-- Start Input records --

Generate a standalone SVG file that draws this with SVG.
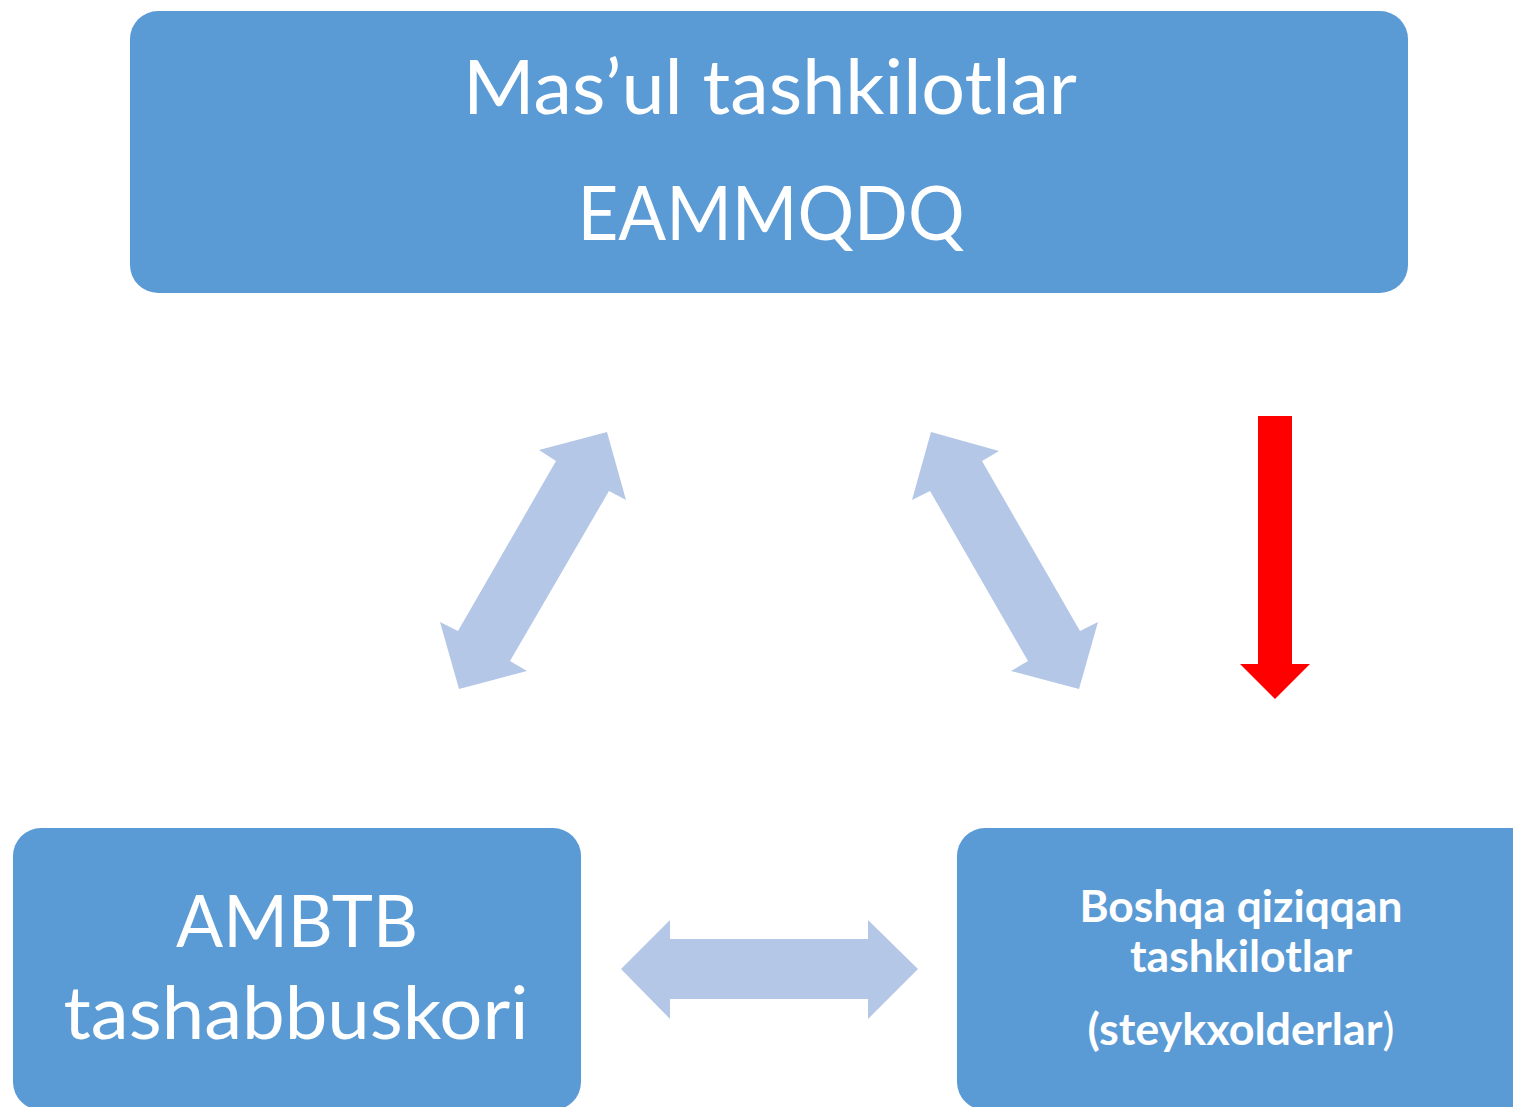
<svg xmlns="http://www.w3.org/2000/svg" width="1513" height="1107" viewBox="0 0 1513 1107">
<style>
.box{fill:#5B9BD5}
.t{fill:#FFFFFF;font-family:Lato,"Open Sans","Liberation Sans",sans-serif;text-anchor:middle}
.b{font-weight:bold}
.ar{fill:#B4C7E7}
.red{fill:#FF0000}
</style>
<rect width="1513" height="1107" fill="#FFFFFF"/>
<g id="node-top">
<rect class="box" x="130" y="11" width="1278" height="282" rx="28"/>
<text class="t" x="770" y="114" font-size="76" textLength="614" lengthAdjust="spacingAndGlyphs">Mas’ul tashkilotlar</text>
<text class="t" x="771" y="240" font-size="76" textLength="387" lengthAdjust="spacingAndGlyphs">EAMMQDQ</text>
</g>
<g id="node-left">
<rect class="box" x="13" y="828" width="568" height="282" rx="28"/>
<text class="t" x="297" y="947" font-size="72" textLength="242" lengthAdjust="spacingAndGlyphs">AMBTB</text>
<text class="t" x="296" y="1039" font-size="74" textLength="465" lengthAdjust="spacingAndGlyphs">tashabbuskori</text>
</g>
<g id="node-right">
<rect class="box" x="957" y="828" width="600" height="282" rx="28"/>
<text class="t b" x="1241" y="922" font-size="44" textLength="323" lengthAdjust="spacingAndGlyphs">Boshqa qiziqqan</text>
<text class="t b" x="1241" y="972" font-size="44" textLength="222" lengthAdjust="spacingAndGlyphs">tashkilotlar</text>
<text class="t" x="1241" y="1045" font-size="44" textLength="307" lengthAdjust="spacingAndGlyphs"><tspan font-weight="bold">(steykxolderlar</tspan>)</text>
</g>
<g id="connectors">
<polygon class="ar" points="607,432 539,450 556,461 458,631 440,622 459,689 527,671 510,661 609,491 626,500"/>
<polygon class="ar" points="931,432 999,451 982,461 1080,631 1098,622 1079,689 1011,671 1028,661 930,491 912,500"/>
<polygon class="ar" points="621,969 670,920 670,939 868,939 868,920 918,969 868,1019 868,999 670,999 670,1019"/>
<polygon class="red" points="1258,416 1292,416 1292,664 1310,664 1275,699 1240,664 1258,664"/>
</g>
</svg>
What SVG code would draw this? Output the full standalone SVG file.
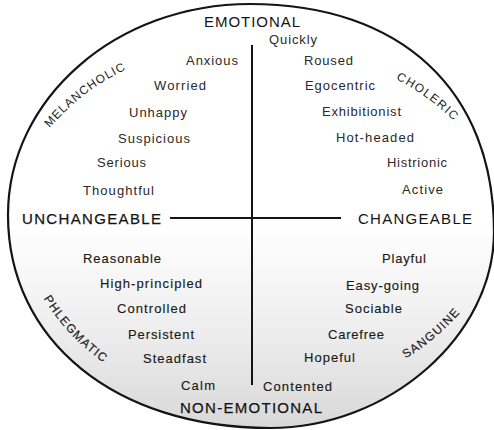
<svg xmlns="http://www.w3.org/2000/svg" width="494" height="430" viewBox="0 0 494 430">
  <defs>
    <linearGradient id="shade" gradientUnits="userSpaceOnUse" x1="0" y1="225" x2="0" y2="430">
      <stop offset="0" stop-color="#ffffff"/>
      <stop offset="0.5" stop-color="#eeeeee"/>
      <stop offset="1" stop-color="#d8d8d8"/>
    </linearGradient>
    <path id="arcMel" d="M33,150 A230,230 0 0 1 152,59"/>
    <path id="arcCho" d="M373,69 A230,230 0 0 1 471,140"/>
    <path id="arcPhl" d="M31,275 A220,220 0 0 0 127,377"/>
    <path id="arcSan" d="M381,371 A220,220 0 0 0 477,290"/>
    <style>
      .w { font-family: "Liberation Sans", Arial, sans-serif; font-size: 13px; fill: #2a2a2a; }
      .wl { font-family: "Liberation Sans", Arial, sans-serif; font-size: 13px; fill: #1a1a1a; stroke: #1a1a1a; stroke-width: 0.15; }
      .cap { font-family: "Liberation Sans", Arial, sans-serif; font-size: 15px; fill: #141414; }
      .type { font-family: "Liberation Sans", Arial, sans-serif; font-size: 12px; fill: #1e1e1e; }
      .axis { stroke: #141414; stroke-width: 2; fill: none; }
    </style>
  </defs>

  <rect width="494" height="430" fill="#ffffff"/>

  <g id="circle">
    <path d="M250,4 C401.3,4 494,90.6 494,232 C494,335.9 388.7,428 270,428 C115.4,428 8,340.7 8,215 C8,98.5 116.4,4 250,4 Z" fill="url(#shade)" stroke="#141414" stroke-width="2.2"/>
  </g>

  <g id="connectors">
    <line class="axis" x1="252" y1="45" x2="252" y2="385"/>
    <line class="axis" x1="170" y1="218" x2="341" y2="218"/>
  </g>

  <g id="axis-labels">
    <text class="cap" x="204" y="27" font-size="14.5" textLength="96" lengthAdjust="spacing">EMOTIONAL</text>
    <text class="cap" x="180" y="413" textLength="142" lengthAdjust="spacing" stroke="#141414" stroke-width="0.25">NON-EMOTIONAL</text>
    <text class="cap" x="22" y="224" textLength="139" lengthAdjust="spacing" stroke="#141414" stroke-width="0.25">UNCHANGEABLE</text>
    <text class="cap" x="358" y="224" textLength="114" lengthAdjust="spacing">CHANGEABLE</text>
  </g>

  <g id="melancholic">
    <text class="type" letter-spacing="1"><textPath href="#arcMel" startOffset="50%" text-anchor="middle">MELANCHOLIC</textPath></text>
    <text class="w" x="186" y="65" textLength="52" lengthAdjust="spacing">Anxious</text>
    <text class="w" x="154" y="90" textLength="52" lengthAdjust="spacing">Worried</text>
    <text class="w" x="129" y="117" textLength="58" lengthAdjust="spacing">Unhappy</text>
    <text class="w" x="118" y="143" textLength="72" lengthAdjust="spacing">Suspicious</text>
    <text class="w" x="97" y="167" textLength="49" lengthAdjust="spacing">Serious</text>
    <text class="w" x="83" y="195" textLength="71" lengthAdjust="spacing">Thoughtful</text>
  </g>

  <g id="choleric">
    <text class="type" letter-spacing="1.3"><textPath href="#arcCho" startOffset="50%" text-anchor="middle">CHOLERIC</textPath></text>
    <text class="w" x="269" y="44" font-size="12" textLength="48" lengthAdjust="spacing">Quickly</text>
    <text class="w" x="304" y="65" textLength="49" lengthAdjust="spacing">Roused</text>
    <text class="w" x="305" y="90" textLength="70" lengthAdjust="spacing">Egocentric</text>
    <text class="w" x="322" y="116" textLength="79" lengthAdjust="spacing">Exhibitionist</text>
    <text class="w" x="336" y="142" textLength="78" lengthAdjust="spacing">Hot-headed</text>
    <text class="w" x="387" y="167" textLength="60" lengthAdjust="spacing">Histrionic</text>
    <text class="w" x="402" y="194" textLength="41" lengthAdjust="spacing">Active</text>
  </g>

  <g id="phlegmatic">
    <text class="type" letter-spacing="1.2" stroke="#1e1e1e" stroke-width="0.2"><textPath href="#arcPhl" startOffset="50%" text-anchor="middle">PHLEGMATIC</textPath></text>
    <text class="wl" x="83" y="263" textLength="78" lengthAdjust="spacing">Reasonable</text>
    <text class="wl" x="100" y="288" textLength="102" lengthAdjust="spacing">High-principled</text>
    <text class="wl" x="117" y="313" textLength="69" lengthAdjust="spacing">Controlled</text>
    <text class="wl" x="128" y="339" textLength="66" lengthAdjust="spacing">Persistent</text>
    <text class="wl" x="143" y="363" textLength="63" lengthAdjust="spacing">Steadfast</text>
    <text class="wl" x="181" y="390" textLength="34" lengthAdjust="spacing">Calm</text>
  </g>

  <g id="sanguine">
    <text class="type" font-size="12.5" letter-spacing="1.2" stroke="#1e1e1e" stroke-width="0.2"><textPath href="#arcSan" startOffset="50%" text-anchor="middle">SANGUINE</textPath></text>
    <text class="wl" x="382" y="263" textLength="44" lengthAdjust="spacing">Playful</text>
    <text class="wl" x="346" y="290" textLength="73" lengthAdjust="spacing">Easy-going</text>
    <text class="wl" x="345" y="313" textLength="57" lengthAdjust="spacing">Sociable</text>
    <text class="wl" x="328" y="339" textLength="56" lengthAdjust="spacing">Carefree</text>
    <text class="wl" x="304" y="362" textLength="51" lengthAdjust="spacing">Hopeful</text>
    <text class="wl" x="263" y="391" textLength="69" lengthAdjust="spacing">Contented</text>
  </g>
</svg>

-- End Input records --

Copy each line of the records above that carries the word "standalone".

Generate a standalone SVG file that draws this with SVG.
What SVG code would draw this? Output the full standalone SVG file.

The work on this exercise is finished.